Melbourne, May 28 : An Australian city planner's sexual relationship and gifts worth thousands from a developer has landed her in trouble, with the anti-corruption body dubbing it a 'serious corrupt conduct'.
The NSW Independent Commission Against Corruption (ICAC) has accused Wollongong City Council planner Beth Morgan breaching the code of conduct by developing a sexual relationship with developer Frank Vellar for a dodgy 100 million dollars planning consent.
In a report submitted to the NSW parliament, the ICAC said the development was proposed by a company controlled by Mr Vellar and was far larger than any comparable development in Wollongong.
The application for consent was assessed and approved by Ms Morgan, who had an undisclosed sexual relationship with Vellar at the time.
"As part of a concerted plan with Mr Vellar, Ms Morgan arranged for the Quattro DA (development application) to be determined under delegated authority, when it should have been reported to the council, and then deliberately failed to undertake any genuine assessment of it against the applicable development standards and controls because she knew that it grossly exceeded them and should not have been approved," News.com.au quoted Commissioner Jerold Cripps, as saying.
"Her conduct amounted to a wilful abuse of her position for the personal benefit of herself and Mr Vellar."
The report also said that Morgan began a sexual relationship with Vellar in May that year, and began to receive gifts and benefits from him that amounted to thousands of dollars in cash, holidays, meals, home building materials and home appliances.
Following the allegations Wollongong City Council began proceedings in the Land and Environment Court to revoke the planning consent and have it declared void.

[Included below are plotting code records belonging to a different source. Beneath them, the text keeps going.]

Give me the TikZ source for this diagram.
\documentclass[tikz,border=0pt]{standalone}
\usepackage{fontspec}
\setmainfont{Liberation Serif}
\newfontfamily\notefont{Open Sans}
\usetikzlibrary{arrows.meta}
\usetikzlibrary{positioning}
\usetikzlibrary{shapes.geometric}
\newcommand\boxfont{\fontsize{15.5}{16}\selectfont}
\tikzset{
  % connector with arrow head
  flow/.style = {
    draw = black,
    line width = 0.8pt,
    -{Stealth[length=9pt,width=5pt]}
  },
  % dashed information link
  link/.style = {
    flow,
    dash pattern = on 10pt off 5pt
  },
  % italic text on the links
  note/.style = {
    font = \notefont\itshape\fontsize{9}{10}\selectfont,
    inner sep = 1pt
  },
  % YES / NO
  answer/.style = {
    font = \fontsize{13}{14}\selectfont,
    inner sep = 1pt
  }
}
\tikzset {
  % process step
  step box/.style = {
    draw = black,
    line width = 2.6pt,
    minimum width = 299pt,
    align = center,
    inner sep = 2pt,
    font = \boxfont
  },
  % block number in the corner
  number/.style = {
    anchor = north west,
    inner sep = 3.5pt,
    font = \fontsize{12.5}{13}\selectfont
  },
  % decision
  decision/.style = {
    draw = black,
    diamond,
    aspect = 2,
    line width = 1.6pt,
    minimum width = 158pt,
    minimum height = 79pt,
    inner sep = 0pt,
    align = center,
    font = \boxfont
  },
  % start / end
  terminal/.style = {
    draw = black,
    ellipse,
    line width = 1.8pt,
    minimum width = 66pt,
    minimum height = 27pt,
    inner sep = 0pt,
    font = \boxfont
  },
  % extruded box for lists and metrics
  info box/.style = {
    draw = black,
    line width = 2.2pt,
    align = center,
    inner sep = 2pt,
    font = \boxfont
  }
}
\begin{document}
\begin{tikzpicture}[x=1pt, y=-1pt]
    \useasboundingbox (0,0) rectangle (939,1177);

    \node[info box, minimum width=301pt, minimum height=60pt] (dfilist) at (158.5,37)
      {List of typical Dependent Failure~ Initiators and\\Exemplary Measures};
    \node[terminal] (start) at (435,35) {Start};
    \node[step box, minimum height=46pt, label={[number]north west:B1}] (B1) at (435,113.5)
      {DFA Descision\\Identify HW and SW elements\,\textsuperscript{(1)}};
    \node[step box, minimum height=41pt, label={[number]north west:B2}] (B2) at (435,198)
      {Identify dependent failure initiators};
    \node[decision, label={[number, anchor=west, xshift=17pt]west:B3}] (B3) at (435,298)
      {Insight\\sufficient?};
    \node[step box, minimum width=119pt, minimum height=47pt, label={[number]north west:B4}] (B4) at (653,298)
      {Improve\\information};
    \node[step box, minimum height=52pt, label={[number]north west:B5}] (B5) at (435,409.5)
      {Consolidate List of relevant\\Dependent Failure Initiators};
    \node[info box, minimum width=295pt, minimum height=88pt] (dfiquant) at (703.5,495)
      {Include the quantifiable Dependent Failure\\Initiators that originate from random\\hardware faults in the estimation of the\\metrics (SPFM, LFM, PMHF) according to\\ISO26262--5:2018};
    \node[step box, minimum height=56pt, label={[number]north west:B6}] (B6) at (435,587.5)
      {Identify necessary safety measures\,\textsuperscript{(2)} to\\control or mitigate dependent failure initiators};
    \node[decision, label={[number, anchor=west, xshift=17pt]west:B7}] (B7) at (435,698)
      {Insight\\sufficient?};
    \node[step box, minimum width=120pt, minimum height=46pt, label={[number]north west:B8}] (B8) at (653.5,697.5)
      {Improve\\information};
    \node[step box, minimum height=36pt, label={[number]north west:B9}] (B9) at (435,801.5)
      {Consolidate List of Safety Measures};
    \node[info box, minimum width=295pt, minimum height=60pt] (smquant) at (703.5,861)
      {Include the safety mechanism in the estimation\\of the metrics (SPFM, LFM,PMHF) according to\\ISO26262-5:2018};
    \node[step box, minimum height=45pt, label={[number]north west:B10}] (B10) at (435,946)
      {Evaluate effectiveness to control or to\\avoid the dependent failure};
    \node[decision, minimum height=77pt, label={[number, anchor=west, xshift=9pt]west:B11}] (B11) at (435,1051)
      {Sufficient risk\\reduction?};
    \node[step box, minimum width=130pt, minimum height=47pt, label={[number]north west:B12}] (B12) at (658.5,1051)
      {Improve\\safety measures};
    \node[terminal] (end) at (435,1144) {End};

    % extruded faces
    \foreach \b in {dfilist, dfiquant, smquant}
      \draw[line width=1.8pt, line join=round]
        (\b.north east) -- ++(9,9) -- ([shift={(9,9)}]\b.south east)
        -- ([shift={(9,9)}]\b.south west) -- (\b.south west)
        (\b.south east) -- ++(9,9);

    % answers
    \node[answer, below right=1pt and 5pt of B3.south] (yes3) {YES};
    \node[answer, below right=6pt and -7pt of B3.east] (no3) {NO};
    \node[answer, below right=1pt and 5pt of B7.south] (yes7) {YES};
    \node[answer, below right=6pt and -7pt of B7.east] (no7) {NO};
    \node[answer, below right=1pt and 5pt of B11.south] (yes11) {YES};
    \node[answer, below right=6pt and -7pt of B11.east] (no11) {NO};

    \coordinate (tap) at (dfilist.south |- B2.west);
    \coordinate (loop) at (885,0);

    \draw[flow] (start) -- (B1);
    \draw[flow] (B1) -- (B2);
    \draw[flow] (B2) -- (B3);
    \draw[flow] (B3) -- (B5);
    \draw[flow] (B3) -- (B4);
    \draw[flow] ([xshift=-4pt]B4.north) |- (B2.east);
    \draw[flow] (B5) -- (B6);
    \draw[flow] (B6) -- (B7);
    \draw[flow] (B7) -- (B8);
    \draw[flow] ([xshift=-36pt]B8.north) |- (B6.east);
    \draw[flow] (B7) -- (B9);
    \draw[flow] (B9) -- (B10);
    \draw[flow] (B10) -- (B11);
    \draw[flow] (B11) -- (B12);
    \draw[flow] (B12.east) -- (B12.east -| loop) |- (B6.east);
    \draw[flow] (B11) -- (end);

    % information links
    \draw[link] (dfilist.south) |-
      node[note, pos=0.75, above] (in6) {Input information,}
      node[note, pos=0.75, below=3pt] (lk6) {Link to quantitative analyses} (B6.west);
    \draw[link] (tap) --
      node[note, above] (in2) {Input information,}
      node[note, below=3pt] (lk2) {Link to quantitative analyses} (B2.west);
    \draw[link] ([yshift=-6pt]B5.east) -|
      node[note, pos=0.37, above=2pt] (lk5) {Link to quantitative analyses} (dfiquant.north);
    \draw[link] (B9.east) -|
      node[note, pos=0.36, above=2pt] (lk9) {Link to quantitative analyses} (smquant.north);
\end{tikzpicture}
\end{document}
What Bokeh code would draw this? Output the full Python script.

The ICAC found that Morgan's conduct involved the dishonest exercise of her official functions, a breach of public trust, official misconduct and matters of a similar nature to bribery.
"Ms Morgan's conduct could constitute (within the meaning of section nine of the ICAC Act) the criminal offences of misconduct in public office, conspiring to commit misconduct in office and corruptly receiving benefits contrary to the Crimes Act," said the report.
"All of the aforementioned criminal offences are punishable by imprisonment for more than five years," it added.